2. Carissimi fedeli, noi stiamo
celebrando i divini Miseri per ricordare il 35° anniversario del pio transito
del servo di Dio p. Marella: ricordo reso quest’anno particolarmente
solenne ricorrendo anche il centenario della sua ordinazione sacerdotale.
La parola di Dio che abbiamo
meditato si rispecchia fedelmente nella vita di p. Marella.
Egli ricevette dal Signore
in grado eminente la sapienza, l’unica sapienza di cui l’uomo ha
bisogno: la sapienza del cuore.
Postosi alla sequela di Cristo,
egli si espropriò di se stesso per essere suo fedele discepolo. Questa
radicale auto-espropriazione si mostra nel totale distacco dalle cose e dalle
ricchezze, come aveva appreso alla scuola di Francesco, da vero terziario francescano.
Si mostrò in un fedeltà alla Chiesa anche quando questa fedeltà gli
costò sofferenza e sacrificio.
Ma soprattutto, postosi alla
sequela di Cristo, divenne partecipe della passione dell’uomo-Dio per
la sorte di ogni uomo, della “cura che Dio si prende di ogni uomo”.

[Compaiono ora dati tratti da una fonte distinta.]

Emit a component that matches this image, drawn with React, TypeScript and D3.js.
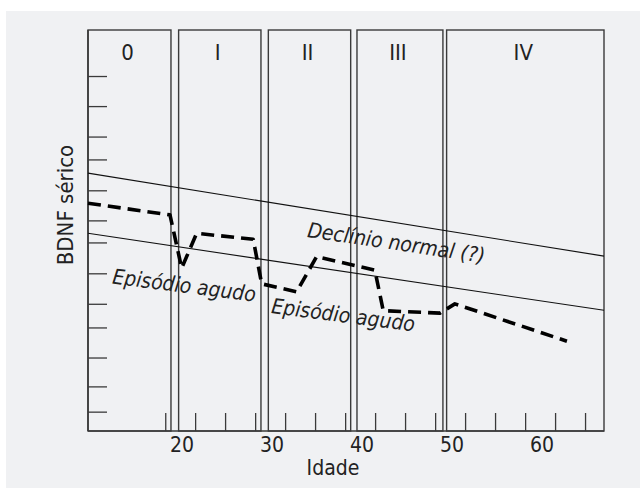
import * as d3 from "d3";

// stage panels (age ranges)
const panelNames = ["0", "I", "II", "III", "IV"];
const panelStart = [9.56, 19.63, 29.6, 39.45, 49.41];
const panelEnd = [18.78, 28.78, 38.75, 49.0, 66.9];

// x axis labels and minor ticks
const xLabels = [20, 30, 40, 50, 60];
const xMinorTicks = [18.2, 21.52, 24.85, 28.19, 31.52, 34.85, 38.19, 41.52, 44.85, 48.19, 51.52, 54.85, 58.19, 61.52, 64.85];
const yTicks = [88.4, 80.9, 73.3, 67.6, 59.9, 52.4, 46.9, 39.2, 31.6, 25.7, 18.2, 11.0, 4.7];

// normal decline band (two straight lines)
const upperLine = [
  { age: 9.56, v: 64.3 },
  { age: 66.9, v: 43.6 },
];
const lowerLine = [
  { age: 9.56, v: 49.3 },
  { age: 66.9, v: 30.1 },
];

// BDNF course with acute episodes (dashed)
const courseAge = [9.56, 18.67, 19.97, 21.63, 27.92, 28.86, 32.74, 34.97, 41.44, 42.37, 48.67, 50.33, 62.78];
const courseValue = [56.8, 53.9, 40.6, 49.3, 47.8, 36.7, 34.7, 43.5, 40.1, 30.0, 29.4, 31.7, 22.4];

const width = 640;
const height = 491;
const plot = { left: 88, right: 604, top: 30, bottom: 431 };
const font = "'Liberation Sans Narrow', 'DejaVu Sans Condensed', 'Roboto', sans-serif";
const ink = "#222";

const App = () => {
  const x = d3.scaleLinear().domain([9.56, 66.9]).range([plot.left, plot.right]);
  const y = d3.scaleLinear().domain([0, 100]).range([plot.bottom, plot.top]);

  const line = d3
    .line<{ age: number; v: number }>()
    .x((d) => x(d.age))
    .y((d) => y(d.v));

  const course = courseAge.map((age, i) => ({ age, v: courseValue[i] }));

  return (
    <svg
      width={width}
      height={height}
      style={{ position: "absolute", left: 0, top: 0 }}
      fontFamily={font}
    >
      <rect x={6} y={11} width={width - 6} height={477} fill="#f0f1f3" />

      {/* panels */}
      {panelNames.map((name, i) => {
        const x0 = x(panelStart[i]);
        const x1 = x(panelEnd[i]);
        return (
          <g key={name}>
            <rect
              x={x0}
              y={plot.top}
              width={x1 - x0}
              height={plot.bottom - plot.top}
              fill="none"
              stroke="#3a3a3a"
              strokeWidth={1.4}
            />
            <text x={(x0 + x1) / 2 - 2} y={60} fontSize={22} textAnchor="middle" fill={ink}>
              {name}
            </text>
          </g>
        );
      })}

      {/* y ticks */}
      {yTicks.map((t) => (
        <line key={t} x1={plot.left} x2={plot.left + 19} y1={y(t)} y2={y(t)} stroke="#3a3a3a" strokeWidth={1.3} />
      ))}

      {/* x minor ticks */}
      {xMinorTicks.map((t) => (
        <line key={t} x1={x(t)} x2={x(t)} y1={plot.bottom} y2={plot.bottom - 18} stroke="#3a3a3a" strokeWidth={1.3} />
      ))}

      {/* axes */}
      <line x1={plot.left} x2={plot.right} y1={plot.bottom} y2={plot.bottom} stroke="#3a3a3a" strokeWidth={1.6} />
      <line x1={plot.left} x2={plot.left} y1={plot.top} y2={plot.bottom} stroke="#3a3a3a" strokeWidth={1.6} />

      {xLabels.map((t) => (
        <text key={t} x={x(t)} y={452} fontSize={21} textAnchor="middle" fill={ink}>
          {t}
        </text>
      ))}
      <text x={333} y={475} fontSize={21} textAnchor="middle" fill={ink}>
        Idade
      </text>
      <text transform={`translate(73, 205) rotate(-90)`} fontSize={22} textAnchor="middle" fill={ink}>
        BDNF sérico
      </text>

      {/* normal decline lines */}
      <path d={line(upperLine) ?? ""} fill="none" stroke="#111" strokeWidth={1.1} />
      <path d={line(lowerLine) ?? ""} fill="none" stroke="#111" strokeWidth={1.1} />

      {/* course */}
      <path
        d={line(course) ?? ""}
        fill="none"
        stroke="#000"
        strokeWidth={3.6}
        strokeDasharray="13,7"
        strokeLinejoin="round"
      />

      {/* annotations */}
      <text
        transform={`translate(${x(33.86)}, ${y(48.4)}) rotate(8.4)`}
        fontSize={21}
        fontStyle="italic"
        fill={ink}
      >
        Declínio normal (?)
      </text>
      <text
        transform={`translate(${x(12.19)}, ${y(36.8)}) rotate(7.3)`}
        fontSize={21}
        fontStyle="italic"
        fill={ink}
      >
        Episódio agudo
      </text>
      <text
        transform={`translate(${x(29.86)}, ${y(29.4)}) rotate(7.3)`}
        fontSize={21}
        fontStyle="italic"
        fill={ink}
      >
        Episódio agudo
      </text>
    </svg>
  );
};

export default App;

Come p. Marella si prese cura di ogni uomo? fu una cura concreta, attenta cioè ai
diversi bisogni delle persone; fu una cura materna-paterna perché mirava
a rigenerare ogni uomo che incontrava nella sua intera umanità : una
cura dell’uomo abitata da una grande passione educativa. Quanti ragazzi
da lui incontrati, con una umanità devastata in ogni dimensione, vennero
da lui portati alla piena integrità della loro persona.
Nella nostra città c’è «l’angolo
di p. Marella». Luogo prezioso, perché esso tenendo vivo il suo
ricordo, impedisce che si oscuri nel nostro spirito la percezione della dignità di
ogni persona umana, specialmente la più povera: dentro a una cultura
che ha largamente smarrito il senso di questa dignità , riducendo l’uomo
al prodotto casuale dell’evoluzione. Esisto finale e prevedibile del
nichilismo contemporaneo.
La memoria di P.Marella tiene
viva in ciascuno di noi la percezione dell’incommensurabile preziosità di
ogni persona umana, di cui Dio stesso si è preso cura.